- Genre: Documentary
- Presented by: Ian Hislop
- Country of origin: United Kingdom
- Original language: English
- No. of seasons: 1
- No. of episodes: 7

Production
- Production company: Wall to Wall

Original release
- Network: Channel 4
- Release: 20 November 2005 – 9 November 2009

= Not Forgotten (TV series) =

Not Forgotten is a British television documentary series made by Wall to Wall for Channel 4. Written and presented by Ian Hislop, the series examines the impact on British society of the First World War. The series' tie-in website was nominated for a BAFTA Award for Best Interactivity in 2006.

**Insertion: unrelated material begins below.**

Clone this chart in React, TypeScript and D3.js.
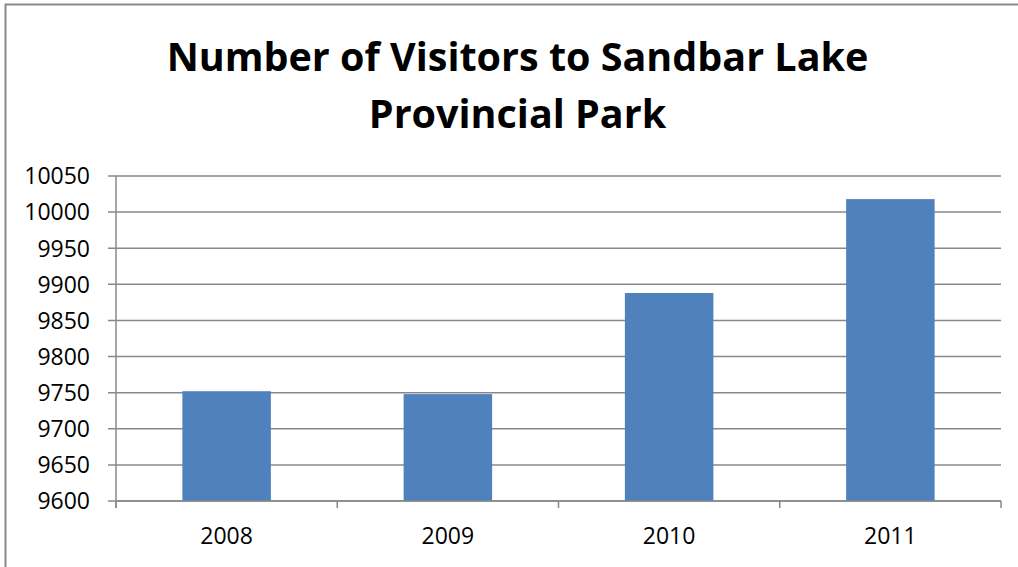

The original series comprised four episodes, broadcast from 20 November to 11 December 2005:

- Commemoration, examining the movement for war memorials following the First World War, and the continuation of this tradition for subsequent conflicts.
- Class, looking at the way the British class system was reflected and challenged by the creation of a mass army.
- Women, discussing how women's roles and expectations in society changed as a result of the war.
- Survivors, examining how society dealt with those who returned from the war injured and disabled.

A tie-in book, Not Forgotten, written by Neil Oliver, was published by Hodder & Stoughton.

Three additional episodes were subsequently produced:

- Shot at Dawn, examining the stories of men shot for desertion and cowardice (first aired on 2 January 2007).
- The Men Who Wouldn't Fight, challenging the stigma attached to conscientious objectors (first aired on 10 November 2008). This episode featured, amongst others, the story of Ronald Skirth, who became a conscientious objector while serving in the Royal Artillery.
- Soldiers of Empire, examining the motivation and role of volunteers from the British Empire in the First World War (first aired on 9 November 2009).